Inside each of us are several characters. These parts are all ‘us’, but they are distinct from one another. What distinguishes these parts is the roles they play in managing our lives. We are, at the same time, the nice guy, the responsible gal, the tactful them. We play many roles in different aspects of our lives. At work we are cordial and diligent. In bed we are adventurous and raw. As athletes we are courageous and assertive. These different roles help us achieve different goals and help us get along with the dynamic and varied people we interact with each day.
What’s most interesting to me is how these parts develop and WHY they exist the way they do. During my decade of therapy and self-help I have learned that my parts, or characters, were developed in childhood – mostly to alleviate some pain or fear. I learned to embrace ‘being smart’ and a part was born that felt better about himself if he reminded himself that, well, at least he was smarter than some people. I have other parts that similarly justify their pretentious or arrogant beliefs because they protect me from sadness, separation, or isolation. We all have these parts we’re not proud of, but they served us well during times of duress when there were no adults around to guide us or teach us a better way.

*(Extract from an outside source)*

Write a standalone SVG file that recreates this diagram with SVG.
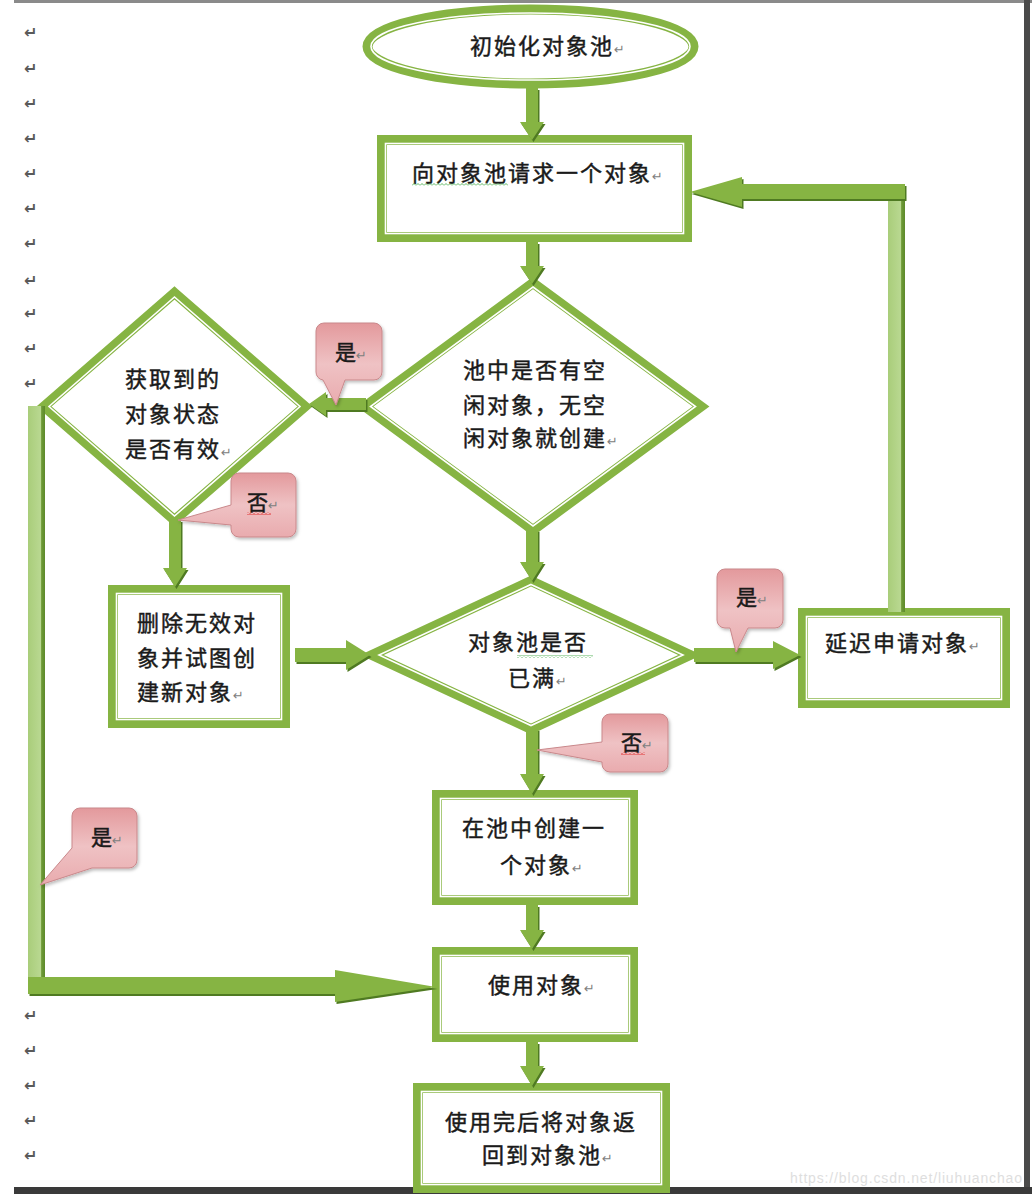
<svg xmlns="http://www.w3.org/2000/svg" xmlns:xlink="http://www.w3.org/1999/xlink" width="1032" height="1194" viewBox="0 0 1032 1194">
<defs>
<style>
.o{fill:#fff;stroke:#86b443;stroke-width:10;stroke-linejoin:miter}
.i{fill:none;stroke:#fff;stroke-width:1.6}
.t{font-family:"Noto Sans CJK SC","Noto Sans CJK JP",sans-serif;font-size:22px;letter-spacing:2px;fill:#1a1a1a;stroke:#1a1a1a;stroke-width:0.45}
.pm{font-family:"DejaVu Sans",sans-serif;font-size:13px;fill:#808080;stroke:none;letter-spacing:0}
.mk{font-family:"DejaVu Sans",sans-serif;font-size:16px;font-weight:bold;fill:#5a5a5a}
.co{fill:url(#pink);stroke:#c9888b;stroke-width:1;filter:url(#sh)}
.ct{font-family:"Noto Sans CJK SC","Noto Sans CJK JP",sans-serif;font-size:21px;fill:#1a1a1a;stroke:#1a1a1a;stroke-width:0.5}
</style>
<linearGradient id="pink" x1="0" y1="0" x2="0" y2="1">
<stop offset="0" stop-color="#e3999c"/>
<stop offset="0.5" stop-color="#efc2c4"/>
<stop offset="1" stop-color="#e9abae"/>
</linearGradient>
<linearGradient id="barv" x1="0" y1="0" x2="1" y2="0">
<stop offset="0" stop-color="#a9cd7a"/>
<stop offset="0.75" stop-color="#b9d891"/>
<stop offset="0.8" stop-color="#6e9a37"/>
<stop offset="1" stop-color="#5d8a2b"/>
</linearGradient>
<filter id="sh" x="-20%" y="-20%" width="150%" height="150%">
<feDropShadow dx="1.5" dy="2" stdDeviation="1.5" flood-color="#000" flood-opacity="0.25"/>
</filter>
<pattern id="wg" width="4" height="3" patternUnits="userSpaceOnUse">
<path d="M0,2.5 L2,0.5 L4,2.5" fill="none" stroke="#4caf50" stroke-width="0.9"/>
</pattern>
<pattern id="wr" width="4" height="3" patternUnits="userSpaceOnUse">
<path d="M0,2.5 L2,0.5 L4,2.5" fill="none" stroke="#e02020" stroke-width="0.9"/>
</pattern>
<polygon id="p1" points="526,88 538,88 538,122 544,122 532,140 520,122 526,122"/>
<polygon id="p2" points="526,242 538,242 538,266 544,266 532,284 520,266 526,266"/>
<polygon id="p3" points="366,398 326,398 326,392 309,404 326,416 326,410 366,410"/>
<polygon id="p4" points="169,520 181,520 181,568 187,568 175,587 163,568 169,568"/>
<polygon id="p5" points="295,648 346,648 346,640 370,655 346,670 346,662 295,662"/>
<polygon id="p6" points="526,530 538,530 538,562 544,562 532,581 520,562 526,562"/>
<polygon id="p7" points="694,648 773,648 773,641 800,655 773,669 773,662 694,662"/>
<polygon id="p8" points="905,184 742,184 742,177 690,192 742,207 742,199 905,199"/>
<polygon id="p9" points="526,729 538,729 538,774 544,774 532,794 520,774 526,774"/>
<polygon id="p10" points="526,905 538,905 538,930 544,930 532,949 520,930 526,930"/>
<polygon id="p11" points="28,977 335,977 335,970 436,987 335,1002 335,994 28,994"/>
<polygon id="p12" points="526,1042 538,1042 538,1066 544,1066 532,1086 520,1066 526,1066"/>
</defs>
<rect width="1032" height="1194" fill="#fff"/>
<g id="page">
<rect x="14" y="0" width="1018" height="3" fill="#8a8a8a"/>
<rect x="1024" y="0" width="6" height="1194" fill="#4a4a4a"/>
<rect x="14" y="1187" width="1018" height="7" fill="#3a3a3a"/>
<g class="mk">
<text x="24" y="38">↵</text><text x="24" y="74">↵</text><text x="24" y="109">↵</text><text x="24" y="144">↵</text><text x="24" y="179">↵</text><text x="24" y="214">↵</text><text x="24" y="249">↵</text><text x="24" y="286">↵</text><text x="24" y="319">↵</text><text x="24" y="354">↵</text><text x="24" y="389">↵</text>
<text x="24" y="1021">↵</text><text x="24" y="1056">↵</text><text x="24" y="1091">↵</text><text x="24" y="1126">↵</text><text x="24" y="1161">↵</text>
</g>
<text x="790" y="1183" font-family="Liberation Sans, sans-serif" font-size="14" fill="#dedede" textLength="232">https://blog.csdn.net/liuhuanchao</text>
</g>
<g id="n-init">
<ellipse class="o" cx="530.5" cy="46.5" rx="163" ry="37"/>
<ellipse class="i" cx="530.5" cy="46.5" rx="159.5" ry="33.5"/>
<text class="t" x="470" y="54">初始化对象池<tspan class="pm">↵</tspan></text>
</g>
<g id="n-request">
<rect class="o" x="382" y="140" width="305" height="97"/>
<rect class="i" x="385.5" y="143.5" width="298" height="90"/>
<text class="t" x="412" y="181">向对象池请求一个对象<tspan class="pm">↵</tspan></text>
<rect x="412" y="183" width="96" height="3" fill="url(#wg)"/>
</g>
<g id="n-idle">
<polygon class="o" points="533,283 701,406.5 533,530 365,406.5"/>
<polygon class="i" points="533,287 695.5,406.5 533,526 370.5,406.5"/>
<text class="t" x="463" y="378">池中是否有空</text>
<text class="t" x="463" y="413">闲对象，无空</text>
<text class="t" x="463" y="446">闲对象就创建<tspan class="pm">↵</tspan></text>
</g>
<g id="n-valid">
<polygon class="o" points="174.5,293 305,406.5 174.5,520 44,406.5"/>
<polygon class="i" points="174.5,297 300,406.5 174.5,516 49,406.5"/>
<text class="t" x="125" y="387">获取到的</text>
<text class="t" x="125" y="422">对象状态</text>
<text class="t" x="125" y="457">是否有效<tspan class="pm">↵</tspan></text>
</g>
<g id="n-delete">
<rect class="o" x="113" y="590" width="172" height="133"/>
<rect class="i" x="116.5" y="593.5" width="165" height="126"/>
<text class="t" x="137" y="631">删除无效对</text>
<text class="t" x="137" y="666">象并试图创</text>
<text class="t" x="137" y="700">建新对象<tspan class="pm">↵</tspan></text>
</g>
<g id="n-full">
<polygon class="o" points="531,581 690,655 531,729 372,655"/>
<polygon class="i" points="531,584.5 683,655 531,725.5 379,655"/>
<text class="t" x="468" y="650">对象池是否</text>
<rect x="517" y="655" width="76" height="3" fill="url(#wg)"/>
<text class="t" x="508" y="686">已满<tspan class="pm">↵</tspan></text>
</g>
<g id="n-delay">
<rect class="o" x="803" y="613" width="202" height="90"/>
<rect class="i" x="806.5" y="616.5" width="195" height="83"/>
<text class="t" x="825" y="651">延迟申请对象<tspan class="pm">↵</tspan></text>
</g>
<g id="n-create">
<rect class="o" x="437" y="795" width="196" height="105"/>
<rect class="i" x="440.5" y="798.5" width="189" height="98"/>
<text class="t" x="462" y="836">在池中创建一</text>
<text class="t" x="500" y="873">个对象<tspan class="pm">↵</tspan></text>
</g>
<g id="n-use">
<rect class="o" x="437" y="952" width="196" height="85"/>
<rect class="i" x="440.5" y="955.5" width="189" height="78"/>
<text class="t" x="488" y="993">使用对象<tspan class="pm">↵</tspan></text>
</g>
<g id="n-return">
<rect class="o" x="418" y="1088" width="247" height="100"/>
<rect class="i" x="421.5" y="1091.5" width="240" height="93"/>
<text class="t" x="445" y="1130">使用完后将对象返</text>
<text class="t" x="482" y="1163">回到对象池<tspan class="pm">↵</tspan></text>
</g>
<g id="connectors">
<rect x="888" y="184" width="17" height="428" fill="url(#barv)"/>
<rect x="28" y="406" width="17" height="588" fill="url(#barv)"/>
<use xlink:href="#p1" fill="#4f7a22" transform="translate(1.5,2)"/><use xlink:href="#p1" fill="#86b443"/>
<use xlink:href="#p2" fill="#4f7a22" transform="translate(1.5,2)"/><use xlink:href="#p2" fill="#86b443"/>
<use xlink:href="#p3" fill="#4f7a22" transform="translate(1.5,2)"/><use xlink:href="#p3" fill="#86b443"/>
<use xlink:href="#p4" fill="#4f7a22" transform="translate(1.5,2)"/><use xlink:href="#p4" fill="#86b443"/>
<use xlink:href="#p5" fill="#4f7a22" transform="translate(1.5,2)"/><use xlink:href="#p5" fill="#86b443"/>
<use xlink:href="#p6" fill="#4f7a22" transform="translate(1.5,2)"/><use xlink:href="#p6" fill="#86b443"/>
<use xlink:href="#p7" fill="#4f7a22" transform="translate(1.5,2)"/><use xlink:href="#p7" fill="#86b443"/>
<use xlink:href="#p8" fill="#4f7a22" transform="translate(1.5,2)"/><use xlink:href="#p8" fill="#86b443"/>
<use xlink:href="#p9" fill="#4f7a22" transform="translate(1.5,2)"/><use xlink:href="#p9" fill="#86b443"/>
<use xlink:href="#p10" fill="#4f7a22" transform="translate(1.5,2)"/><use xlink:href="#p10" fill="#86b443"/>
<use xlink:href="#p11" fill="#4f7a22" transform="translate(1.5,2)"/><use xlink:href="#p11" fill="#86b443"/>
<use xlink:href="#p12" fill="#4f7a22" transform="translate(1.5,2)"/><use xlink:href="#p12" fill="#86b443"/>
</g>
<g id="labels">
<g id="c-yes1">
<path class="co" d="M324,323 H374 A8,8 0 0 1 382,331 V372 A8,8 0 0 1 374,380 H345 L336,405 L323,380 A8,8 0 0 1 316,372 V331 A8,8 0 0 1 324,323 Z"/>
<text class="ct" x="335" y="360">是<tspan class="pm">↵</tspan></text>
</g>
<g id="c-no1">
<path class="co" d="M239,473 H288 A8,8 0 0 1 296,481 V529 A8,8 0 0 1 288,537 H239 A8,8 0 0 1 231,529 V525 L178,520 L231,505 V481 A8,8 0 0 1 239,473 Z"/>
<text class="ct" x="247" y="510">否<tspan class="pm">↵</tspan></text>
<rect x="247" y="512" width="24" height="3" fill="url(#wr)"/>
</g>
<g id="c-yes2">
<path class="co" d="M725,569 H775 A8,8 0 0 1 783,577 V620 A8,8 0 0 1 775,628 H748 L736,652 L730,628 H725 A8,8 0 0 1 717,620 V577 A8,8 0 0 1 725,569 Z"/>
<text class="ct" x="736" y="605">是<tspan class="pm">↵</tspan></text>
</g>
<g id="c-no2">
<path class="co" d="M610,714 H660 A8,8 0 0 1 668,722 V764 A8,8 0 0 1 660,772 H610 A8,8 0 0 1 602,764 V762 L537,750 L602,742 V722 A8,8 0 0 1 610,714 Z"/>
<text class="ct" x="621" y="750">否<tspan class="pm">↵</tspan></text>
<rect x="621" y="752" width="24" height="3" fill="url(#wr)"/>
</g>
<g id="c-yes3">
<path class="co" d="M80,808 H129 A8,8 0 0 1 137,816 V860 A8,8 0 0 1 129,868 H92 L40,885 L72,848 V816 A8,8 0 0 1 80,808 Z"/>
<text class="ct" x="91" y="845">是<tspan class="pm">↵</tspan></text>
</g>
</g>
</svg>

In other words, many of the parts we carry into adulthood are the result of decisions made made to help us survive a scary or dangerous situation in our youth. Again, at the time these parts were formed, they served their purpose most excellently in helping us survive, feel better, or to find peace. But as we grow, we can learn better ways and we have new experiences that can modify our behaviors. Except that’s not always what happens. Often, these parts become stronger through habituated repetition over time. Often times we DON’T learn and apply new information because these parts are so strong. Especially when trauma is repetitive and frequent. I was repetitively bullied, and relied on my ‘being smart’ part to make me feel better about being a weak target for bigger kids. This made me feel better throughout my youth, but as I grew taller and the bullies stopped picking on me, I was left with a pretentious arrogance that negatively affected me as an adult. It has taken a long time to understand this part, to console it, and to help it find peace. As I understand these parts I am able to make better choices when I interact with people, to feel safer, and to grow.
With apologies to people suffering from true multiple personality disorder, I offer an explanation about how we are comprised of many parts as a way of better understanding ourselves and how we interact with the world around us. In the context of the Are vs. Should Problem, it is essential to understand how we are organized so that we can better organize our beliefs and values.